What to do -
Retype only what runs from the first line of the listing to the line holding "const W = 507, H = 380;", both included. Do not retype the pictures.

Raw data -
....................

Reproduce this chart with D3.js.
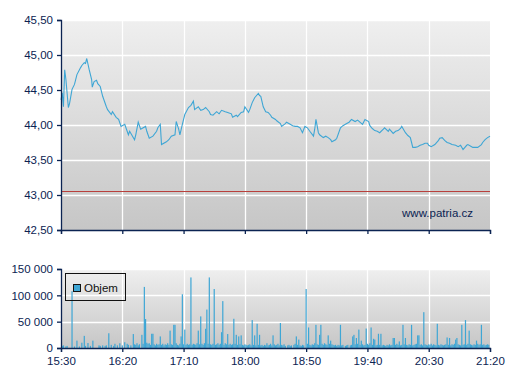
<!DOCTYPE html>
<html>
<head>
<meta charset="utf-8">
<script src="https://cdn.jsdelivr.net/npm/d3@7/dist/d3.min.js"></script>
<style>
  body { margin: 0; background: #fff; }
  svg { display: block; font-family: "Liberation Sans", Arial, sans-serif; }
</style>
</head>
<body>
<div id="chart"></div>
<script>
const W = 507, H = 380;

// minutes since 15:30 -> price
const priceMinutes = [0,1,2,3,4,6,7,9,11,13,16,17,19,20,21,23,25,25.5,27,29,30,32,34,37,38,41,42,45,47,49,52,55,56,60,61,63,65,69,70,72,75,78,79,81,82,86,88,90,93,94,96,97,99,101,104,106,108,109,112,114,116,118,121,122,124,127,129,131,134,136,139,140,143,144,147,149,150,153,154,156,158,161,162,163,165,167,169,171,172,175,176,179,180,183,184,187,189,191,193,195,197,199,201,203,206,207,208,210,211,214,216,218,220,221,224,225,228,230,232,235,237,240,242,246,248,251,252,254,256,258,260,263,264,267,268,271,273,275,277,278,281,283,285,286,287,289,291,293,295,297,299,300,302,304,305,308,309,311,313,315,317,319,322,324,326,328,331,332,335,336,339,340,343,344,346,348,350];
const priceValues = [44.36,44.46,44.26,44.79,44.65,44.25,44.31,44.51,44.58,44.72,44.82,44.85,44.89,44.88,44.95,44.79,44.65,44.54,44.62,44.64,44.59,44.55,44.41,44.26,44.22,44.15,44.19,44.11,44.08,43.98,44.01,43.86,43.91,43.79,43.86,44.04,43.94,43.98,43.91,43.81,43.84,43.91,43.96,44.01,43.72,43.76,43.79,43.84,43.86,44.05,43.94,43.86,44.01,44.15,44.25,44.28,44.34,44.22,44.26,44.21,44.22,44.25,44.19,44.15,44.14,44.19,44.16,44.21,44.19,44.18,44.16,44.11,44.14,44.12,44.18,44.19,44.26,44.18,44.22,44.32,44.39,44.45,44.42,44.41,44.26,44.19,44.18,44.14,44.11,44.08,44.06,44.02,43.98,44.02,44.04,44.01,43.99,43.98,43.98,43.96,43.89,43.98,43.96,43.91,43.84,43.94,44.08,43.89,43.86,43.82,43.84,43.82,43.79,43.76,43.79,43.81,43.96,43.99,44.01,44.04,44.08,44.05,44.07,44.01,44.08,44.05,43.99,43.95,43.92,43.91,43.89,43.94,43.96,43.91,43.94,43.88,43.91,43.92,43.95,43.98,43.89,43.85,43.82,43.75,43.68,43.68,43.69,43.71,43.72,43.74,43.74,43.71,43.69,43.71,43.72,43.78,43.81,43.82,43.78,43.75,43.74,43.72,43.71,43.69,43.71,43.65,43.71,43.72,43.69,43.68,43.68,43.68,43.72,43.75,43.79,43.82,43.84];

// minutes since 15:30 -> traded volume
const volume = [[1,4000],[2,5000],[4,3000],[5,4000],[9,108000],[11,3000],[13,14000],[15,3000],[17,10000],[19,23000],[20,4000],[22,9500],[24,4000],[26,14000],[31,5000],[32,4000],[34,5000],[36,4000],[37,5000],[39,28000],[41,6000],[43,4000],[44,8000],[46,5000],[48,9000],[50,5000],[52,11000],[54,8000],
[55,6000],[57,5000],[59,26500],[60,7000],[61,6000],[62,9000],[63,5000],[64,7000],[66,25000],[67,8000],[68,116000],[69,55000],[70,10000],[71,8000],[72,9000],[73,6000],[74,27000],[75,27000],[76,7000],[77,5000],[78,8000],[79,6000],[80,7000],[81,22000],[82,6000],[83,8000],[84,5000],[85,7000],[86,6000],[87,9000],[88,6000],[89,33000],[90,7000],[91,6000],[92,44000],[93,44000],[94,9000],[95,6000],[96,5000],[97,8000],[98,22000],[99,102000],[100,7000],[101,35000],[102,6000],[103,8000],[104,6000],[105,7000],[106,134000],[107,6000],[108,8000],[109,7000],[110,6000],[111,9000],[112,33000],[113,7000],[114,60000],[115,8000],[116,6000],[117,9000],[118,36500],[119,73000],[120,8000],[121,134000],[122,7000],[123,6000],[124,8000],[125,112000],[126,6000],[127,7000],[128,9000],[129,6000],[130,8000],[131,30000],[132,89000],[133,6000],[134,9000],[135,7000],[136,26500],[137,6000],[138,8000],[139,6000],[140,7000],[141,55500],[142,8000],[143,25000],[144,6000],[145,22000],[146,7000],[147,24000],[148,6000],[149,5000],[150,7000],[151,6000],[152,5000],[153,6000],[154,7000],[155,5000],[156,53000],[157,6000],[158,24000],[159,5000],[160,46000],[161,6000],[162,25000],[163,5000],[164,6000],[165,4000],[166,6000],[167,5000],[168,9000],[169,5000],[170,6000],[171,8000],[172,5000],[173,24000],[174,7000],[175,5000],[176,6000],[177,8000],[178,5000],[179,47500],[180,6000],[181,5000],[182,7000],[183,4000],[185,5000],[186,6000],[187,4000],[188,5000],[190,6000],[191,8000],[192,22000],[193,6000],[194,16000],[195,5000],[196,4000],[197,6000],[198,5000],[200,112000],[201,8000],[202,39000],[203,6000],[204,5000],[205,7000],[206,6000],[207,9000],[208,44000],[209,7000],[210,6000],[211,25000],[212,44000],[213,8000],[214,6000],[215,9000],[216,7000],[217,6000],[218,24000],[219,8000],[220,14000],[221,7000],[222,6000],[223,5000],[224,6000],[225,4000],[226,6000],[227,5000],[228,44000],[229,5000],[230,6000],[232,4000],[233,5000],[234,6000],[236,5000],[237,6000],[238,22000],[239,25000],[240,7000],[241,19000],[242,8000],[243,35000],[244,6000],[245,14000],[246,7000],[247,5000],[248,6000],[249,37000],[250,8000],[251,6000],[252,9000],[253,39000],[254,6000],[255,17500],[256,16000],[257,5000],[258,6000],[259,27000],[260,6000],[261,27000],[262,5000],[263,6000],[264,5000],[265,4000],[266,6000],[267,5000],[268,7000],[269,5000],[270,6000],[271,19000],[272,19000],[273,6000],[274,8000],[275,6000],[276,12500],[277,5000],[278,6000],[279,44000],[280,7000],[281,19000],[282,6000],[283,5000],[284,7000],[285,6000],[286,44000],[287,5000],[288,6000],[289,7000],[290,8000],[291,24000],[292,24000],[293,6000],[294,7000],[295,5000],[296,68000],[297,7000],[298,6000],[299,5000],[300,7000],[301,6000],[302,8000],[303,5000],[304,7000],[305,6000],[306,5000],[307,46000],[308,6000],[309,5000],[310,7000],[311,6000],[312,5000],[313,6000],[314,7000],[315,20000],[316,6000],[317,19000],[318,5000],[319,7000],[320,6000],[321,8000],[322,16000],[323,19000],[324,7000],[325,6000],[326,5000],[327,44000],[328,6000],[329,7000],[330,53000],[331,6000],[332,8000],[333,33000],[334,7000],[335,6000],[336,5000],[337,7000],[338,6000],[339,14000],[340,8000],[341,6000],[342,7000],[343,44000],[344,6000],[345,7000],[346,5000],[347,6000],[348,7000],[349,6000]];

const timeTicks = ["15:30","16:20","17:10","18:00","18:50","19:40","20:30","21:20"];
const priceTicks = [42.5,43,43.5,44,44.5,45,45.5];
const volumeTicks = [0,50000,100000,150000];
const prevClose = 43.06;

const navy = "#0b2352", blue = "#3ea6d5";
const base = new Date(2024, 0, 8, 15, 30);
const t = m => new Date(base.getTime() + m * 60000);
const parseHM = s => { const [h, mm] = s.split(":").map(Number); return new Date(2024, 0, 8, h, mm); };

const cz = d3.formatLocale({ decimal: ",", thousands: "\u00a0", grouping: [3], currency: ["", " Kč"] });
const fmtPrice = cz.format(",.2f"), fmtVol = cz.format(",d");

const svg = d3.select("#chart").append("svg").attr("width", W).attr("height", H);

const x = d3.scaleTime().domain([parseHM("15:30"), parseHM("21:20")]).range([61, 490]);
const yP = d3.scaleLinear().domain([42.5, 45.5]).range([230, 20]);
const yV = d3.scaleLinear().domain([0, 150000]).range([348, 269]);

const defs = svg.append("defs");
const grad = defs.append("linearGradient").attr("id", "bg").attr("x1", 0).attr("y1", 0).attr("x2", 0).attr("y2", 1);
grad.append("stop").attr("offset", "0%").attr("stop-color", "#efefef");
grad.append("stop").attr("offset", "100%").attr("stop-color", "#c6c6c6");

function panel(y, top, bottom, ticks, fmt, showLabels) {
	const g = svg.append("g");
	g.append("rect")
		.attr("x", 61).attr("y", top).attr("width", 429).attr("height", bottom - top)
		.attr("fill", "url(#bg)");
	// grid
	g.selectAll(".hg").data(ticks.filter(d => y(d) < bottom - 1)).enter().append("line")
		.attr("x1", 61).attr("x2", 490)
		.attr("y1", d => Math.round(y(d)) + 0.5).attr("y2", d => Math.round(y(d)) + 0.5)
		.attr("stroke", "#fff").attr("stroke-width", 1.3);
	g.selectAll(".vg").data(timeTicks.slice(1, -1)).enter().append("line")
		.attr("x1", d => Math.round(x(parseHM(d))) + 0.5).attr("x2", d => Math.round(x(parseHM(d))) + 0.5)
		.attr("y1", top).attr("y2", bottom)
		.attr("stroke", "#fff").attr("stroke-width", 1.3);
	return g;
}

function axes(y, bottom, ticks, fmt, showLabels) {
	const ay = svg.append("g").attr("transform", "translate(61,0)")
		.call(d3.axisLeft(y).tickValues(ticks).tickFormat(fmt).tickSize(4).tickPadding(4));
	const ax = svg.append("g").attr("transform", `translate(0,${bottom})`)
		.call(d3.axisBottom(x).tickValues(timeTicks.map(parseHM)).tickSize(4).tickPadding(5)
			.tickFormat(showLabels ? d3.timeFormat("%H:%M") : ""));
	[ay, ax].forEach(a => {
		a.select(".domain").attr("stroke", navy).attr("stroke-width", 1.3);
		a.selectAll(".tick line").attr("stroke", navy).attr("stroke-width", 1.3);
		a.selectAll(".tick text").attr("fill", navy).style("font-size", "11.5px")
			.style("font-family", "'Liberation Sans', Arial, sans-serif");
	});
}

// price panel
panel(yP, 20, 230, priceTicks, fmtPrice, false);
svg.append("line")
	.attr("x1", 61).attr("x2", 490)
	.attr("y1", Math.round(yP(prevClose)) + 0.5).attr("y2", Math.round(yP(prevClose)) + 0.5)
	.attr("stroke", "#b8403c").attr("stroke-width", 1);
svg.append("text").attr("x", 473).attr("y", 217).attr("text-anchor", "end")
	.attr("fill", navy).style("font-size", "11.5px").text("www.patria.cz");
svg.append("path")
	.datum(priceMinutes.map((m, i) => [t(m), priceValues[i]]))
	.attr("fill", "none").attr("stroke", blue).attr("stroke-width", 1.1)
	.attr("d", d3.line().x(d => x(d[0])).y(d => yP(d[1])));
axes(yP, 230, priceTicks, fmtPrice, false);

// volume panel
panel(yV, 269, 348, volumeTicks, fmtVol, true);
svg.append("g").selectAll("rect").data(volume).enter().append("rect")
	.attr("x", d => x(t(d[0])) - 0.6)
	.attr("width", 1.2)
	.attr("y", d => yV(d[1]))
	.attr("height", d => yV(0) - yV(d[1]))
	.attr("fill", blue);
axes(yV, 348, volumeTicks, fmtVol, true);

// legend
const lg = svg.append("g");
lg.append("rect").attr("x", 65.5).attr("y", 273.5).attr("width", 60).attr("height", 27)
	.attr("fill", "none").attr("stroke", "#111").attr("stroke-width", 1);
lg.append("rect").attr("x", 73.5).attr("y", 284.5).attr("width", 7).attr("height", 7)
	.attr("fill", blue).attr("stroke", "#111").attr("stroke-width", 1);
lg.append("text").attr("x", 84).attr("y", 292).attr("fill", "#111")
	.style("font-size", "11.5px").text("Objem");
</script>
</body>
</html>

....................

Final result -
Reproduce this chart with D3.js.
<!DOCTYPE html>
<html>
<head>
<meta charset="utf-8">
<script src="https://cdn.jsdelivr.net/npm/d3@7/dist/d3.min.js"></script>
<style>
  body { margin: 0; background: #fff; }
  svg { display: block; font-family: "Liberation Sans", Arial, sans-serif; }
</style>
</head>
<body>
<div id="chart"></div>
<script>
const W = 507, H = 380;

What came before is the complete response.